## Entries with chart source code
########

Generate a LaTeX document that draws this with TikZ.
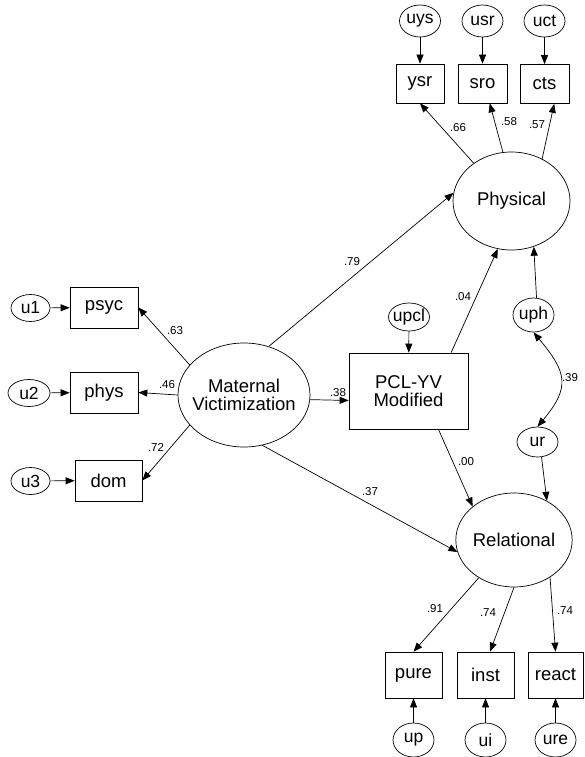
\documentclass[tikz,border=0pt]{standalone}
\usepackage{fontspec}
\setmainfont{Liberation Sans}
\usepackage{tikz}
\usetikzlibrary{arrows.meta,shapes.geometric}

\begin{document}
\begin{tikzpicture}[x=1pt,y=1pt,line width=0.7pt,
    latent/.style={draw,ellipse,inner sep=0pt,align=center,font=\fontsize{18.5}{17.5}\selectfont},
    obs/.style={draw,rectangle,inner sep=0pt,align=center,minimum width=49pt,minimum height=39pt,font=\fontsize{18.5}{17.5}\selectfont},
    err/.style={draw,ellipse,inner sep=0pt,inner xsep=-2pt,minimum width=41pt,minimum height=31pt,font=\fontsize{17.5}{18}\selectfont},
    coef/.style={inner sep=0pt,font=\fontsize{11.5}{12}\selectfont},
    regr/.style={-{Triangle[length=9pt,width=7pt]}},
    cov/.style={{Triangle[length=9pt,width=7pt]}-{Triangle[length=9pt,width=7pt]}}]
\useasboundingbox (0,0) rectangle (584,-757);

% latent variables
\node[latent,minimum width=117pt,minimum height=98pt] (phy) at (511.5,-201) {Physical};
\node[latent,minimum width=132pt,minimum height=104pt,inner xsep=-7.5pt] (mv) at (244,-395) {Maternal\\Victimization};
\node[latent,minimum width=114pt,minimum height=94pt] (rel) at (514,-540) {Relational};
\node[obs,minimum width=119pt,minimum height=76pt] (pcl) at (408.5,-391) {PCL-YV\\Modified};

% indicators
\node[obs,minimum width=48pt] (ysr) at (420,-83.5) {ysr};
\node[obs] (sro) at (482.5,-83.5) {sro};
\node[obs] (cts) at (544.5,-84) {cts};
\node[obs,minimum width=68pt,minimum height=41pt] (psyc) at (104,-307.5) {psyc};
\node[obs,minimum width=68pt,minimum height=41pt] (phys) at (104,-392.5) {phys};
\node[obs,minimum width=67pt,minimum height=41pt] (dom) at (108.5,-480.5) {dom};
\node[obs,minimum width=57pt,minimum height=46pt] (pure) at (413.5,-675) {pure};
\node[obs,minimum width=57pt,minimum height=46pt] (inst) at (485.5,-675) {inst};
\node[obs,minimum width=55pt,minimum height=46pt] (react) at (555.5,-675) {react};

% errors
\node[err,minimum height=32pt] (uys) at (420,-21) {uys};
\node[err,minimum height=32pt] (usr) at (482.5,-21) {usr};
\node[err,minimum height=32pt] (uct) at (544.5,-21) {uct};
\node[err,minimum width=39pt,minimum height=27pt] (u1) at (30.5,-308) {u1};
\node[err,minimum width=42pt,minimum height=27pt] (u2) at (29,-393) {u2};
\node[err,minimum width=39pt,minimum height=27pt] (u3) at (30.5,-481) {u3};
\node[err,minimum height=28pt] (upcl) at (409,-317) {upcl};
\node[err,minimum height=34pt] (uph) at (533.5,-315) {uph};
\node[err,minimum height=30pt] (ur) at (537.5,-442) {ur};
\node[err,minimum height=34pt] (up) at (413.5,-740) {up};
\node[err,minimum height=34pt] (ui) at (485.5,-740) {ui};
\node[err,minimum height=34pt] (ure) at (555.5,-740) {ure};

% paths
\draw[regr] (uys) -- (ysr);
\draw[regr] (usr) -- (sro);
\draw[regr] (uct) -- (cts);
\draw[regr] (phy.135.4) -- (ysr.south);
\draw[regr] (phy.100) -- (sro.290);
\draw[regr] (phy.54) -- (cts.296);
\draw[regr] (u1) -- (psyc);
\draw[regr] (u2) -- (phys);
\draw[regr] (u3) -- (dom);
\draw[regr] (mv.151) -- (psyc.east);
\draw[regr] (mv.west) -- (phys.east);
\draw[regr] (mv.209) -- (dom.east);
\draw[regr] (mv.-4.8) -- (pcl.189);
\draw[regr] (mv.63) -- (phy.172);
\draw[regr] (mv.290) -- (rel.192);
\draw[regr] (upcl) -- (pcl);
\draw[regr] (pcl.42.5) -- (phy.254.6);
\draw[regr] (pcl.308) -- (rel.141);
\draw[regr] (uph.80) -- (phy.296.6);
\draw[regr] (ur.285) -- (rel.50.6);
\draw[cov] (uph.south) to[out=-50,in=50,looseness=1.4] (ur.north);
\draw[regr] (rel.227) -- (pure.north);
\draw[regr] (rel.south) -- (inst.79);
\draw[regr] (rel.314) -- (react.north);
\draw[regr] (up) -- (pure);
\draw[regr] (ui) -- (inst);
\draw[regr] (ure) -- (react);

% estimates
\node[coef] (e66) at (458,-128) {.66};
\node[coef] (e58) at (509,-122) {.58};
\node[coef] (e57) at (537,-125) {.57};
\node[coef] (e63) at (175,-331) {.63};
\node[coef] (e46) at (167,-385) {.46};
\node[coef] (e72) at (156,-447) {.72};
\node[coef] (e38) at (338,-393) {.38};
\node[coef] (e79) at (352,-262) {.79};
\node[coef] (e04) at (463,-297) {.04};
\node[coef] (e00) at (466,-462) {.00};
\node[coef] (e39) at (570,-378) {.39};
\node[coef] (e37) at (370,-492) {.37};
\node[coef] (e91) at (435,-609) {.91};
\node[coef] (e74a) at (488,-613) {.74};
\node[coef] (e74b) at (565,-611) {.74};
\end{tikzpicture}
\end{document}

########

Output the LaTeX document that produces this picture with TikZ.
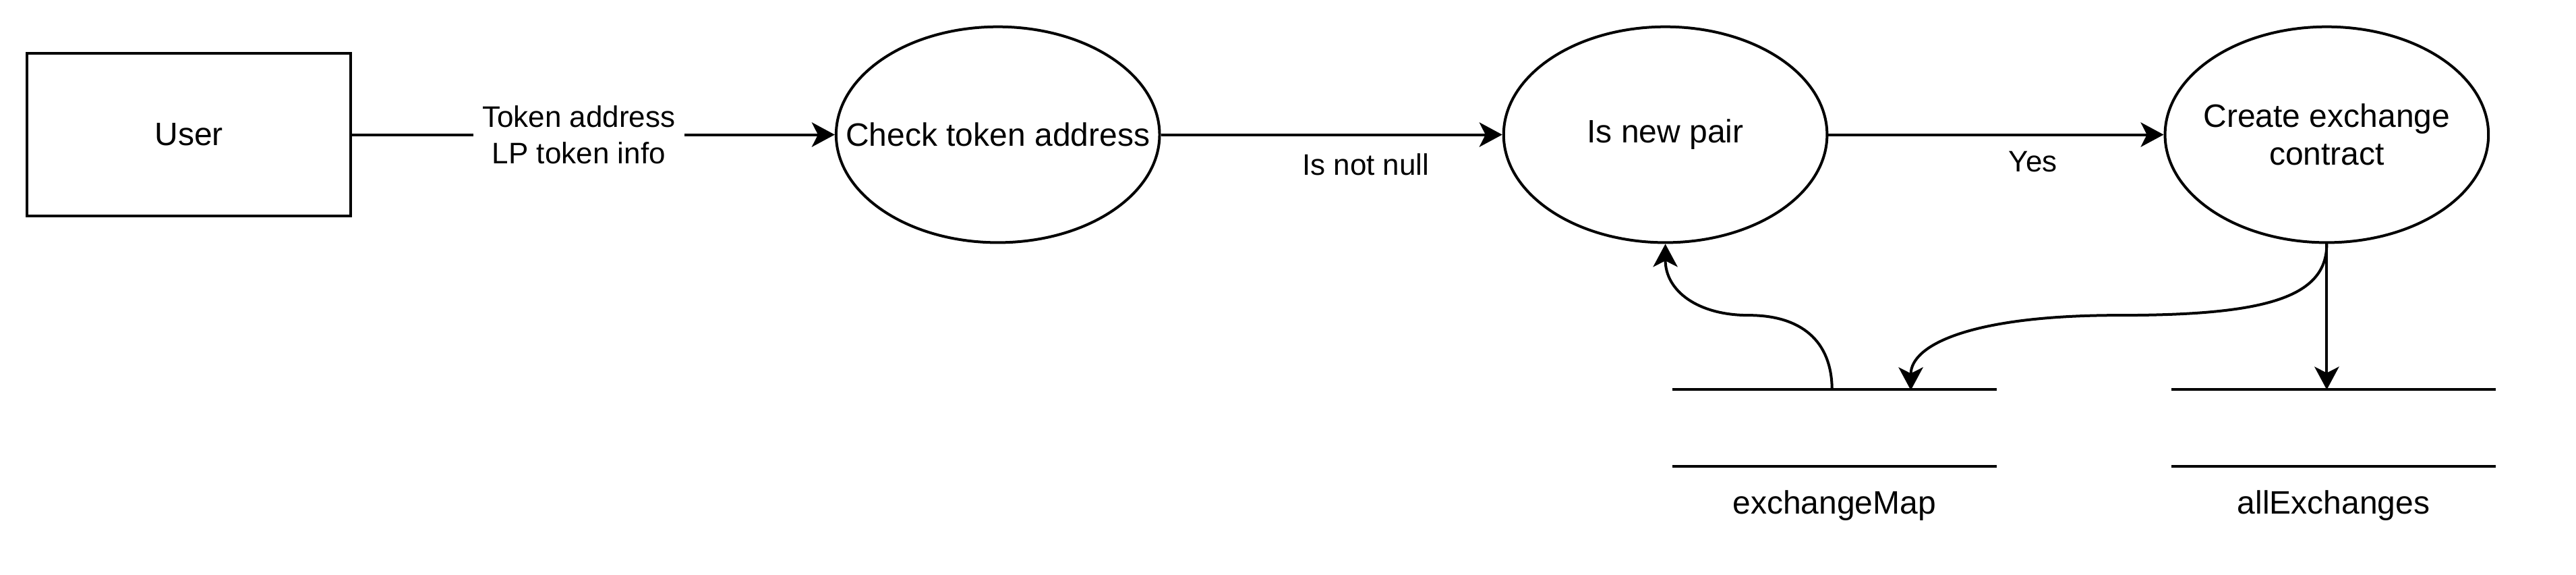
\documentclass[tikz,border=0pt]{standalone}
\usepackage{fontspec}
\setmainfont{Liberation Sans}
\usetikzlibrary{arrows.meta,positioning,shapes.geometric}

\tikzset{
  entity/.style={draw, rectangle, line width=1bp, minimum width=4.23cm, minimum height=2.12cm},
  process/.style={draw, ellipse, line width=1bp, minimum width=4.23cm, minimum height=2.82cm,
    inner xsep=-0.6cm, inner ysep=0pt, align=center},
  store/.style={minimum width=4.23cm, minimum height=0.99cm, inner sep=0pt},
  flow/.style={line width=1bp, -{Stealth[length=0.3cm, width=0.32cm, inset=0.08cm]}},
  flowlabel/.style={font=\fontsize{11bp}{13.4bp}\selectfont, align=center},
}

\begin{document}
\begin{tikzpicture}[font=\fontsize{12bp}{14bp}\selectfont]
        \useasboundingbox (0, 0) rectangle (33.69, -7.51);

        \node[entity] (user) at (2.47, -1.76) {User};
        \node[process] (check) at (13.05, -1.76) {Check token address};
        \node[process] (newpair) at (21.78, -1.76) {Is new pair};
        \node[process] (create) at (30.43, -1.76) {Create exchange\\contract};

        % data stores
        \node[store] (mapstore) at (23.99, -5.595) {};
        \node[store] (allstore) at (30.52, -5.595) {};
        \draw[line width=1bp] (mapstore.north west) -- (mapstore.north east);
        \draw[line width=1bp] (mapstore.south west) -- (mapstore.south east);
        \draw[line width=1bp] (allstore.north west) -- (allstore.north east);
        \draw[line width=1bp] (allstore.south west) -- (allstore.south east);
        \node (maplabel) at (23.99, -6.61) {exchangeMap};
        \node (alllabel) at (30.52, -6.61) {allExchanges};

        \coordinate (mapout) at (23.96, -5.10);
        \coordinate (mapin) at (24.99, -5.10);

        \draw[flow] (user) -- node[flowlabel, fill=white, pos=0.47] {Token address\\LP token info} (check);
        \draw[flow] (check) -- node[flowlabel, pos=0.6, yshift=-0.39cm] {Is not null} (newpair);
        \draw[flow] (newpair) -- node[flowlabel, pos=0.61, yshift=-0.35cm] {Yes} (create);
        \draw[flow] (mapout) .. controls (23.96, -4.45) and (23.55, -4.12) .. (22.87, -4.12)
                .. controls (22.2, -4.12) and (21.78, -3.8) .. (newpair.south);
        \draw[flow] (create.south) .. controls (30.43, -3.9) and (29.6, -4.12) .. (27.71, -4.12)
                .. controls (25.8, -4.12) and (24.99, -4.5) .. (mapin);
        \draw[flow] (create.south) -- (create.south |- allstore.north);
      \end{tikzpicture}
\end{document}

########

## WORK TO COMPLETE
Keep only those lines of the records that hold "LaTeX", and return them.

## SOLUTION BELOW
Generate a LaTeX document that draws this with TikZ.
Output the LaTeX document that produces this picture with TikZ.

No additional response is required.